Q: For the many decades I’ve been a California driver, I understood that if you had a previously clean driving record before receiving a moving violation, you could attend traffic school, pay an extra fee, and avoid having the point reported against your insurance.
I am very puzzled, then, by how my wife’s June 2019 moving violation, handled via traffic school and sign-off by the court, showed up on our insurance policy. Not only that, but it showed up after two years had passed. What would account for a two-year delay?
Mark Bole, Walnut Creek
A: Your wife’s traffic records were probably never entered at the DMV. She should take her traffic school receipt and proof of court sign-off to the DMV and have the moving violation expunged from her record.
Then she should take a corrected driving record to your insurance agent to have it removed there, as well.
Q: Can you provide a tip for keeping my FasTrak toll tag stuck to my windshield?
The sticky Velcro tape sticks great to my windshield but won’t remain stuck on the tag, probably because of heat in the vehicle.
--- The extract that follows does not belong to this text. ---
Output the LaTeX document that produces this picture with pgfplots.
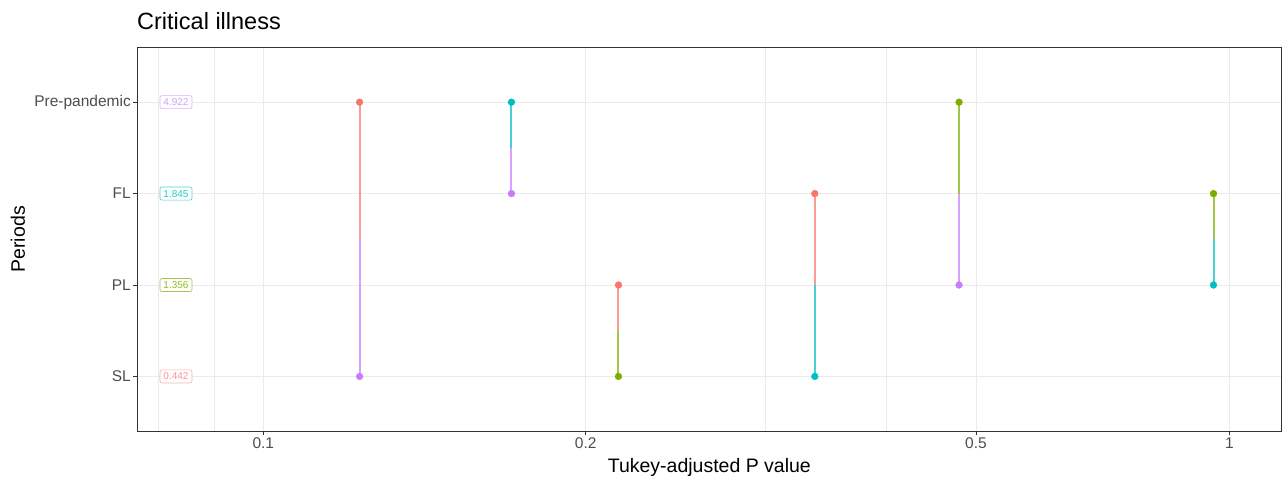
\documentclass[border=0pt]{standalone}
\usepackage{fontspec}
\setmainfont{Liberation Sans}
\usepackage{pgfplots}
\usepackage{pgfplotstable}
\pgfplotsset{compat=1.18}
\definecolor{cR}{HTML}{F8766D}
\definecolor{cG}{HTML}{7CAE00}
\definecolor{cC}{HTML}{00BFC4}
\definecolor{cP}{HTML}{C77CFF}
\definecolor{gridc}{HTML}{EBEBEB}
\definecolor{borderc}{HTML}{333333}
\definecolor{tickc}{HTML}{4D4D4D}
% position of a P value on the reference's x axis (piecewise in log10 p, through the breaks 0.1, 0.2, 0.5, 1)
\pgfmathdeclarefunction{ptx}{1}{%
  \begingroup
  \pgfmathparse{ln(#1)*0.4342945}\let\myPu\pgfmathresult
  \pgfmathparse{(\myPu<-0.69897) ? (263.3+(\myPu+1)*1071.0) : ((\myPu<-0.30103) ? (585.7+(\myPu+0.69897)*980.8) : (976+(\myPu+0.30103)*841.4))}%
  \pgfmathsmuggle\pgfmathresult
  \endgroup
}
% Tukey-adjusted P values of the six pairwise comparisons
% p = P value, y = period (1 SL, 2 PL, 3 FL, 4 Pre-pandemic)
\pgfplotstableread{
p y
0.1230 4
0.2160 2
0.3425 3
}\ptsR
\pgfplotstableread{
p y
0.1230 1
0.1705 3
0.4805 2
}\ptsP
\pgfplotstableread{
p y
0.1705 4
0.3425 1
0.9577 2
}\ptsC
\pgfplotstableread{
p y
0.2160 1
0.4805 4
0.9577 3
}\ptsG
\pgfplotsset{table/ptab/.style={x expr={ptx(\thisrow{p})}, y=y}}
\begin{document}
\begin{tikzpicture}[x=1pt,y=1pt]
\useasboundingbox (0,0) rectangle (1285,477);
\begin{axis}[
  at={(137,50)}, anchor=south west, scale only axis,
  width=1144.7pt, height=384pt,
  xmin=137, xmax=1281.7, ymin=0.4, ymax=4.6,
  enlargelimits=false,
  axis line style={borderc, line width=0.9pt},
  xtick={263.3,585.7,976,1229.3},
  xticklabels={0.1,0.2,0.5,1},
  ytick={1,2,3,4},
  yticklabels={SL,PL,FL,Pre-pandemic},
  tick align=outside,
  major tick length=4pt,
  tick style={borderc, line width=0.9pt},
  xtick pos=bottom, ytick pos=left,
  grid=major,
  major grid style={gridc, line width=1pt},
  extra x ticks={158.7,214.7,765.7,886.7},
  extra x tick labels={},
  extra x tick style={grid=major, major tick length=0pt, major grid style={gridc, line width=0.55pt}},
  tick label style={font=\fontsize{15.5}{18}\selectfont, text=tickc},
  xticklabel style={inner sep=2pt},
  yticklabel style={inner sep=2pt},
  title={Critical illness},
  title style={at={(axis description cs:0,1.031)}, anchor=base west, font=\fontsize{23.5}{28}\selectfont, inner sep=0pt},
  xlabel={Tukey-adjusted P value},
  xlabel style={at={(axis description cs:0.5,-0.1068)}, anchor=base, font=\fontsize{19.5}{23}\selectfont, inner sep=0pt},
  ylabel={Periods},
  ylabel style={at={(axis description cs:-0.104,0.5)}, anchor=center, font=\fontsize{19.5}{23}\selectfont, inner sep=0pt},
  clip=false,
]
% segments: upper half in colour of upper point, lower half in colour of lower point
\tikzset{seg/.style={line width=2pt, color=#1!72!white}}
\addplot[seg=cR] table[ptab, row sep=\\] {p y\\ 0.1230 4\\ 0.1230 2.5\\};
\addplot[seg=cP] table[ptab, row sep=\\] {p y\\ 0.1230 2.5\\ 0.1230 1\\};
\addplot[seg=cC] table[ptab, row sep=\\] {p y\\ 0.1705 4\\ 0.1705 3.5\\};
\addplot[seg=cP] table[ptab, row sep=\\] {p y\\ 0.1705 3.5\\ 0.1705 3\\};
\addplot[seg=cR] table[ptab, row sep=\\] {p y\\ 0.2160 2\\ 0.2160 1.5\\};
\addplot[seg=cG] table[ptab, row sep=\\] {p y\\ 0.2160 1.5\\ 0.2160 1\\};
\addplot[seg=cR] table[ptab, row sep=\\] {p y\\ 0.3425 3\\ 0.3425 2\\};
\addplot[seg=cC] table[ptab, row sep=\\] {p y\\ 0.3425 2\\ 0.3425 1\\};
\addplot[seg=cG] table[ptab, row sep=\\] {p y\\ 0.4805 4\\ 0.4805 3\\};
\addplot[seg=cP] table[ptab, row sep=\\] {p y\\ 0.4805 3\\ 0.4805 2\\};
\addplot[seg=cG] table[ptab, row sep=\\] {p y\\ 0.9577 3\\ 0.9577 2.5\\};
\addplot[seg=cC] table[ptab, row sep=\\] {p y\\ 0.9577 2.5\\ 0.9577 2\\};
% points
\addplot[only marks, mark=*, mark size=3.4pt, cR, mark options={draw=cR, fill=cR}] table[ptab] {\ptsR};
\addplot[only marks, mark=*, mark size=3.4pt, cP, mark options={draw=cP, fill=cP}] table[ptab] {\ptsP};
\addplot[only marks, mark=*, mark size=3.4pt, cC, mark options={draw=cC, fill=cC}] table[ptab] {\ptsC};
\addplot[only marks, mark=*, mark size=3.4pt, cG, mark options={draw=cG, fill=cG}] table[ptab] {\ptsG};
% panel border on top of the grid
\draw[borderc, line width=0.9pt] (rel axis cs:0,0) rectangle (rel axis cs:1,1);
% mean labels
\tikzset{lbl/.style={fill=white, rounded corners=2pt, line width=0.6pt, inner xsep=3.5pt, inner ysep=3pt, font=\fontsize{10}{12}\selectfont}}
\node[lbl, draw=cP!60!white, text=cP!75!white] at (axis cs:176,4) {4.922};
\node[lbl, draw=cC!70!white, text=cC!85!white] at (axis cs:176,3) {1.845};
\node[lbl, draw=cG!70!white, text=cG!85!white] at (axis cs:176,2) {1.356};
\node[lbl, draw=cR!60!white, text=cR!75!white] at (axis cs:176,1) {0.442};
\end{axis}
\end{tikzpicture}
\end{document}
Have other readers had this problem? I tried to reaffix the Velcro tape to the tag with permanent double-sided tape, but this didn’t work, either.
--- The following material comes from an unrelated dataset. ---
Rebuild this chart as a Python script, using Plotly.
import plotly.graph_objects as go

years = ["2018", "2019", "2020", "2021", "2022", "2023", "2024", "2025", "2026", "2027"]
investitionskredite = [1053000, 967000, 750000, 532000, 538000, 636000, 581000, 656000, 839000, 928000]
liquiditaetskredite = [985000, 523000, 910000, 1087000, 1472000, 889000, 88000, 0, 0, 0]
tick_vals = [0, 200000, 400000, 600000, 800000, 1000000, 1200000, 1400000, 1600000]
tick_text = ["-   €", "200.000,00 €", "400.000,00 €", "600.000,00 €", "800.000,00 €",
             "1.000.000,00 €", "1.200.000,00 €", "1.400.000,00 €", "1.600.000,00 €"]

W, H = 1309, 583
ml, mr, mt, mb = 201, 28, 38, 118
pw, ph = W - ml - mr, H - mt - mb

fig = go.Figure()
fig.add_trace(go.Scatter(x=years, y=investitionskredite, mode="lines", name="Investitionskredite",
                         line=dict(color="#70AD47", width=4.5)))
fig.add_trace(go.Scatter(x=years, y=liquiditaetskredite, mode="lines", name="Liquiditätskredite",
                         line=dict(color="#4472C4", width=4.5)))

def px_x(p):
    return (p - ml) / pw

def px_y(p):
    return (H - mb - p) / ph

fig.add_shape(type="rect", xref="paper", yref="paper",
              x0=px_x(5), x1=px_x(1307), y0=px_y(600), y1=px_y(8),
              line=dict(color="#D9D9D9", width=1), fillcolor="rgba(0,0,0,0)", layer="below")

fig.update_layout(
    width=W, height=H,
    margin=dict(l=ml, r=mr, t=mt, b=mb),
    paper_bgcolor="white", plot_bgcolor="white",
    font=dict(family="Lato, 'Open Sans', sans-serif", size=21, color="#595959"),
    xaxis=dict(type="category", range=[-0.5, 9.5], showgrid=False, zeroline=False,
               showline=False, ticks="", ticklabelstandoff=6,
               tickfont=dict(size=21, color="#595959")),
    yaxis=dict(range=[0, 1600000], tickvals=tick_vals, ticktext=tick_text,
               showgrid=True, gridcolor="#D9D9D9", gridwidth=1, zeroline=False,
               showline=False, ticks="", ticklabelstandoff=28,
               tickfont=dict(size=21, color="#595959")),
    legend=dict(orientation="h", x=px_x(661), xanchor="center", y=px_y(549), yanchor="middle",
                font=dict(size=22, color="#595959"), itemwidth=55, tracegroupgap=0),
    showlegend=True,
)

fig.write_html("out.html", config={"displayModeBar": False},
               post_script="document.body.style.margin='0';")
A: Double-sided tape works for many drivers, but since that didn’t work for you, readers, what ideas do you have for this type of situation?
Q: I was on my way to visit my brother in Albany on June 22 around 1 p.m. I decided to take BART.
Driving down Berryessa just after Lundy, I saw work on the side of the road, heard a huge bang and realized I had a flat. I turned into a BART lot and called AAA. They said it could be a two-hour wait, so I decided to deal with the flat after my visit.
I went to the kiosk to pay for parking with three crisp $1 bills, but it wouldn’t accept them, even after many tries. I saw a VTA car circling the lot, so ran after it, yelling “Stop, stop!” I finally caught the driver’s attention. I am 75, it was very hot, and I think the kind VTA lady thought I was going to have a coronary.
She heard my dilemma, told me to get in and drove us back to the kiosk. The machine showed no error codes, but it still wouldn’t accept my money. She finally recorded my plate number and said she would list it as paid. She was an angel.
Rosalie Govek, San Jose
A: Thank goodness the VTA person was able to turn a tough experience into a good one.